**WRITTEN INSTRUCTION**
Without the pictures, set down every line of the data exactly.

**COLLECTED MATERIAL**
----------------

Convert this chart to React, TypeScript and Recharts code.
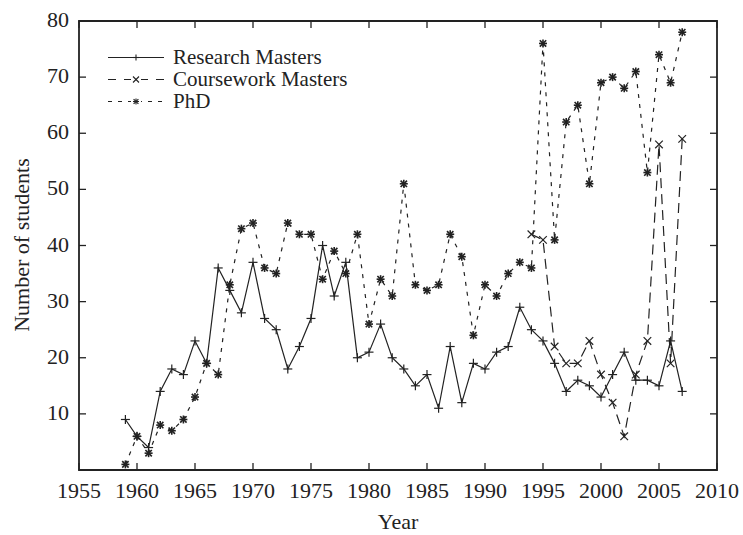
import { LineChart, Line, XAxis, YAxis, ReferenceArea } from "recharts";

const years = [
  1959, 1960, 1961, 1962, 1963, 1964, 1965, 1966, 1967, 1968,
  1969, 1970, 1971, 1972, 1973, 1974, 1975, 1976, 1977, 1978,
  1979, 1980, 1981, 1982, 1983, 1984, 1985, 1986, 1987, 1988,
  1989, 1990, 1991, 1992, 1993, 1994, 1995, 1996, 1997, 1998,
  1999, 2000, 2001, 2002, 2003, 2004, 2005, 2006, 2007,
];

const researchMasters = [
  9, 6, 4, 14, 18, 17, 23, 19, 36, 32,
  28, 37, 27, 25, 18, 22, 27, 40, 31, 37,
  20, 21, 26, 20, 18, 15, 17, 11, 22, 12,
  19, 18, 21, 22, 29, 25, 23, 19, 14, 16,
  15, 13, 17, 21, 16, 16, 15, 23, 14,
];

const phd = [
  1, 6, 3, 8, 7, 9, 13, 19, 17, 33,
  43, 44, 36, 35, 44, 42, 42, 34, 39, 35,
  42, 26, 34, 31, 51, 33, 32, 33, 42, 38,
  24, 33, 31, 35, 37, 36, 76, 41, 62, 65,
  51, 69, 70, 68, 71, 53, 74, 69, 78,
];

// coursework masters only recorded from 1994
const courseworkYears = [1994, 1995, 1996, 1997, 1998, 1999, 2000, 2001, 2002, 2003, 2004, 2005, 2006, 2007];
const coursework = [42, 41, 22, 19, 19, 23, 17, 12, 6, 17, 23, 58, 19, 59];

const xTicks = [1955, 1960, 1965, 1970, 1975, 1980, 1985, 1990, 1995, 2000, 2005, 2010];
const yTicks = [10, 20, 30, 40, 50, 60, 70, 80];

const seriesNames = ["Research Masters", "Coursework Masters", "PhD"];

const data = years.map((year, i) => {
  const c = courseworkYears.indexOf(year);
  return {
    year,
    rm: researchMasters[i],
    cm: c >= 0 ? coursework[c] : null,
    phd: phd[i],
  };
});

const INK = "#222";
const FONT = "'Liberation Serif', 'Times New Roman', serif";
const PLOT = { left: 79, top: 21, right: 717, bottom: 470 };
const TICK = 7;

const plusMark = (cx: number, cy: number, s: number, w: number) => (
  <g stroke={INK} strokeWidth={w}>
    <line x1={cx - s} x2={cx + s} y1={cy} y2={cy} />
    <line x1={cx} x2={cx} y1={cy - s} y2={cy + s} />
  </g>
);

const crossMark = (cx: number, cy: number, s: number, w: number) => (
  <g stroke={INK} strokeWidth={w}>
    <line x1={cx - s} x2={cx + s} y1={cy - s} y2={cy + s} />
    <line x1={cx - s} x2={cx + s} y1={cy + s} y2={cy - s} />
  </g>
);

const starMark = (cx: number, cy: number, s: number, w: number) => (
  <g>
    {plusMark(cx, cy, s, w)}
    {crossMark(cx, cy, s * 0.8, w)}
  </g>
);

const makeDot = (shape: (cx: number, cy: number, s: number, w: number) => JSX.Element, s: number, w: number) =>
  (props: any) => {
    const { cx, cy, index } = props;
    if (cx == null || cy == null || props.value == null) return <g key={`e-${index}`} />;
    return <g key={`d-${index}`}>{shape(cx, cy, s, w)}</g>;
  };

const XTick = (props: any) => {
  const { x, payload } = props;
  return (
    <g>
      <line x1={x} x2={x} y1={PLOT.bottom} y2={PLOT.bottom - TICK} stroke={INK} strokeWidth={1.3} />
      <line x1={x} x2={x} y1={PLOT.top} y2={PLOT.top + TICK} stroke={INK} strokeWidth={1.3} />
      <text x={x} y={PLOT.bottom + 28} textAnchor="middle" fontSize={22} fontFamily={FONT} fill={INK}>
        {payload.value}
      </text>
    </g>
  );
};

const YTick = (props: any) => {
  const { y, payload } = props;
  return (
    <g>
      <line x1={PLOT.left} x2={PLOT.left + TICK} y1={y} y2={y} stroke={INK} strokeWidth={1.3} />
      <line x1={PLOT.right} x2={PLOT.right - TICK} y1={y} y2={y} stroke={INK} strokeWidth={1.3} />
      <text x={PLOT.left - 10} y={y + 6} textAnchor="end" fontSize={22} fontFamily={FONT} fill={INK}>
        {payload.value}
      </text>
    </g>
  );
};

const LegendBox = () => {
  const rows = [
    { dash: undefined, mark: plusMark },
    { dash: "8 8", mark: crossMark },
    { dash: "4 6", mark: starMark },
  ];
  return (
    <svg width={743} height={535} style={{ position: "absolute", left: 0, top: 0, pointerEvents: "none" }}>
      {rows.map((r, i) => {
        const y = 57.5 + i * 22;
        return (
          <g key={i}>
            <line x1={108} x2={164} y1={y} y2={y} stroke={INK} strokeWidth={1.2} strokeDasharray={r.dash} />
            <rect x={131} y={y - 4} width={10} height={8} fill="white" opacity={i === 0 ? 0 : 1} />
            {r.mark(136, y, 3, 1.1)}
            <text x={173} y={y + 6.5} fontSize={21} fontFamily={FONT} fill={INK}>
              {seriesNames[i]}
            </text>
          </g>
        );
      })}
    </svg>
  );
};

export default function App() {
  return (
    <div style={{ position: "absolute", left: 0, top: 0, width: 743, height: 535, background: "#fff" }}>
      <LineChart width={743} height={535} data={data} margin={{ top: 21, right: 26, left: 0, bottom: 0 }}>
        <XAxis
          dataKey="year"
          type="number"
          domain={[1955, 2010]}
          ticks={xTicks}
          height={65}
          axisLine={false}
          tickLine={false}
          tickSize={0}
          tick={<XTick />}
          interval={0}
          label={{ value: "Year", position: "insideBottom", offset: 6, fontSize: 22, fontFamily: FONT, fill: INK }}
        />
        <YAxis
          type="number"
          domain={[0, 80]}
          ticks={yTicks}
          width={79}
          axisLine={false}
          tickLine={false}
          tickSize={0}
          tick={<YTick />}
          interval={0}
          label={{
            content: () => (
              <text
                transform="translate(29, 245) rotate(-90)"
                textAnchor="middle"
                fontSize={22}
                fontFamily={FONT}
                fill={INK}
              >
                Number of students
              </text>
            ),
          }}
        />
        <ReferenceArea x1={1955} x2={2010} y1={0} y2={80} fill="none" stroke={INK} strokeWidth={1.8} />
        <Line
          dataKey="rm"
          name={seriesNames[0]}
          stroke={INK}
          strokeWidth={1.2}
          dot={makeDot(plusMark, 4.5, 1.2)}
          isAnimationActive={false}
        />
        <Line
          dataKey="cm"
          name={seriesNames[1]}
          stroke={INK}
          strokeWidth={1.2}
          strokeDasharray="10 6"
          dot={makeDot(crossMark, 3.8, 1.2)}
          isAnimationActive={false}
        />
        <Line
          dataKey="phd"
          name={seriesNames[2]}
          stroke={INK}
          strokeWidth={1.2}
          strokeDasharray="4 6"
          dot={makeDot(starMark, 4, 1.6)}
          isAnimationActive={false}
        />
      </LineChart>
      <LegendBox />
    </div>
  );
}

----------------

**RESULT BELOW**
Convert this chart to React, TypeScript and Recharts code.
import { LineChart, Line, XAxis, YAxis, ReferenceArea } from "recharts";

const years = [
  1959, 1960, 1961, 1962, 1963, 1964, 1965, 1966, 1967, 1968,
  1969, 1970, 1971, 1972, 1973, 1974, 1975, 1976, 1977, 1978,
  1979, 1980, 1981, 1982, 1983, 1984, 1985, 1986, 1987, 1988,
  1989, 1990, 1991, 1992, 1993, 1994, 1995, 1996, 1997, 1998,
  1999, 2000, 2001, 2002, 2003, 2004, 2005, 2006, 2007,
];

const researchMasters = [
  9, 6, 4, 14, 18, 17, 23, 19, 36, 32,
  28, 37, 27, 25, 18, 22, 27, 40, 31, 37,
  20, 21, 26, 20, 18, 15, 17, 11, 22, 12,
  19, 18, 21, 22, 29, 25, 23, 19, 14, 16,
  15, 13, 17, 21, 16, 16, 15, 23, 14,
];

const phd = [
  1, 6, 3, 8, 7, 9, 13, 19, 17, 33,
  43, 44, 36, 35, 44, 42, 42, 34, 39, 35,
  42, 26, 34, 31, 51, 33, 32, 33, 42, 38,
  24, 33, 31, 35, 37, 36, 76, 41, 62, 65,
  51, 69, 70, 68, 71, 53, 74, 69, 78,
];

// coursework masters only recorded from 1994
const courseworkYears = [1994, 1995, 1996, 1997, 1998, 1999, 2000, 2001, 2002, 2003, 2004, 2005, 2006, 2007];
const coursework = [42, 41, 22, 19, 19, 23, 17, 12, 6, 17, 23, 58, 19, 59];

const xTicks = [1955, 1960, 1965, 1970, 1975, 1980, 1985, 1990, 1995, 2000, 2005, 2010];
const yTicks = [10, 20, 30, 40, 50, 60, 70, 80];

const seriesNames = ["Research Masters", "Coursework Masters", "PhD"];

const data = years.map((year, i) => {
  const c = courseworkYears.indexOf(year);
  return {
    year,
    rm: researchMasters[i],
    cm: c >= 0 ? coursework[c] : null,
    phd: phd[i],
  };
});

const INK = "#222";
const FONT = "'Liberation Serif', 'Times New Roman', serif";
const PLOT = { left: 79, top: 21, right: 717, bottom: 470 };
const TICK = 7;

const plusMark = (cx: number, cy: number, s: number, w: number) => (
  <g stroke={INK} strokeWidth={w}>
    <line x1={cx - s} x2={cx + s} y1={cy} y2={cy} />
    <line x1={cx} x2={cx} y1={cy - s} y2={cy + s} />
  </g>
);

const crossMark = (cx: number, cy: number, s: number, w: number) => (
  <g stroke={INK} strokeWidth={w}>
    <line x1={cx - s} x2={cx + s} y1={cy - s} y2={cy + s} />
    <line x1={cx - s} x2={cx + s} y1={cy + s} y2={cy - s} />
  </g>
);

const starMark = (cx: number, cy: number, s: number, w: number) => (
  <g>
    {plusMark(cx, cy, s, w)}
    {crossMark(cx, cy, s * 0.8, w)}
  </g>
);

const makeDot = (shape: (cx: number, cy: number, s: number, w: number) => JSX.Element, s: number, w: number) =>
  (props: any) => {
    const { cx, cy, index } = props;
    if (cx == null || cy == null || props.value == null) return <g key={`e-${index}`} />;
    return <g key={`d-${index}`}>{shape(cx, cy, s, w)}</g>;
  };

const XTick = (props: any) => {
  const { x, payload } = props;
  return (
    <g>
      <line x1={x} x2={x} y1={PLOT.bottom} y2={PLOT.bottom - TICK} stroke={INK} strokeWidth={1.3} />
      <line x1={x} x2={x} y1={PLOT.top} y2={PLOT.top + TICK} stroke={INK} strokeWidth={1.3} />
      <text x={x} y={PLOT.bottom + 28} textAnchor="middle" fontSize={22} fontFamily={FONT} fill={INK}>
        {payload.value}
      </text>
    </g>
  );
};

const YTick = (props: any) => {
  const { y, payload } = props;
  return (
    <g>
      <line x1={PLOT.left} x2={PLOT.left + TICK} y1={y} y2={y} stroke={INK} strokeWidth={1.3} />
      <line x1={PLOT.right} x2={PLOT.right - TICK} y1={y} y2={y} stroke={INK} strokeWidth={1.3} />
      <text x={PLOT.left - 10} y={y + 6} textAnchor="end" fontSize={22} fontFamily={FONT} fill={INK}>
        {payload.value}
      </text>
    </g>
  );
};

const LegendBox = () => {
  const rows = [
    { dash: undefined, mark: plusMark },
    { dash: "8 8", mark: crossMark },
    { dash: "4 6", mark: starMark },
  ];
  return (
    <svg width={743} height={535} style={{ position: "absolute", left: 0, top: 0, pointerEvents: "none" }}>
      {rows.map((r, i) => {
        const y = 57.5 + i * 22;
        return (
          <g key={i}>
            <line x1={108} x2={164} y1={y} y2={y} stroke={INK} strokeWidth={1.2} strokeDasharray={r.dash} />
            <rect x={131} y={y - 4} width={10} height={8} fill="white" opacity={i === 0 ? 0 : 1} />
            {r.mark(136, y, 3, 1.1)}
            <text x={173} y={y + 6.5} fontSize={21} fontFamily={FONT} fill={INK}>
              {seriesNames[i]}
            </text>
          </g>
        );
      })}
    </svg>
  );
};

export default function App() {
  return (
    <div style={{ position: "absolute", left: 0, top: 0, width: 743, height: 535, background: "#fff" }}>
      <LineChart width={743} height={535} data={data} margin={{ top: 21, right: 26, left: 0, bottom: 0 }}>
        <XAxis
          dataKey="year"
          type="number"
          domain={[1955, 2010]}
          ticks={xTicks}
          height={65}
          axisLine={false}
          tickLine={false}
          tickSize={0}
          tick={<XTick />}
          interval={0}
          label={{ value: "Year", position: "insideBottom", offset: 6, fontSize: 22, fontFamily: FONT, fill: INK }}
        />
        <YAxis
          type="number"
          domain={[0, 80]}
          ticks={yTicks}
          width={79}
          axisLine={false}
          tickLine={false}
          tickSize={0}
          tick={<YTick />}
          interval={0}
          label={{
            content: () => (
              <text
                transform="translate(29, 245) rotate(-90)"
                textAnchor="middle"
                fontSize={22}
                fontFamily={FONT}
                fill={INK}
              >
                Number of students
              </text>
            ),
          }}
        />
        <ReferenceArea x1={1955} x2={2010} y1={0} y2={80} fill="none" stroke={INK} strokeWidth={1.8} />
        <Line
          dataKey="rm"
          name={seriesNames[0]}
          stroke={INK}
          strokeWidth={1.2}
          dot={makeDot(plusMark, 4.5, 1.2)}
          isAnimationActive={false}
        />
        <Line
          dataKey="cm"
          name={seriesNames[1]}
          stroke={INK}
          strokeWidth={1.2}
          strokeDasharray="10 6"
          dot={makeDot(crossMark, 3.8, 1.2)}
          isAnimationActive={false}
        />
        <Line
          dataKey="phd"
          name={seriesNames[2]}
          stroke={INK}
          strokeWidth={1.2}
          strokeDasharray="4 6"
          dot={makeDot(starMark, 4, 1.6)}
          isAnimationActive={false}
        />
      </LineChart>
      <LegendBox />
    </div>
  );
}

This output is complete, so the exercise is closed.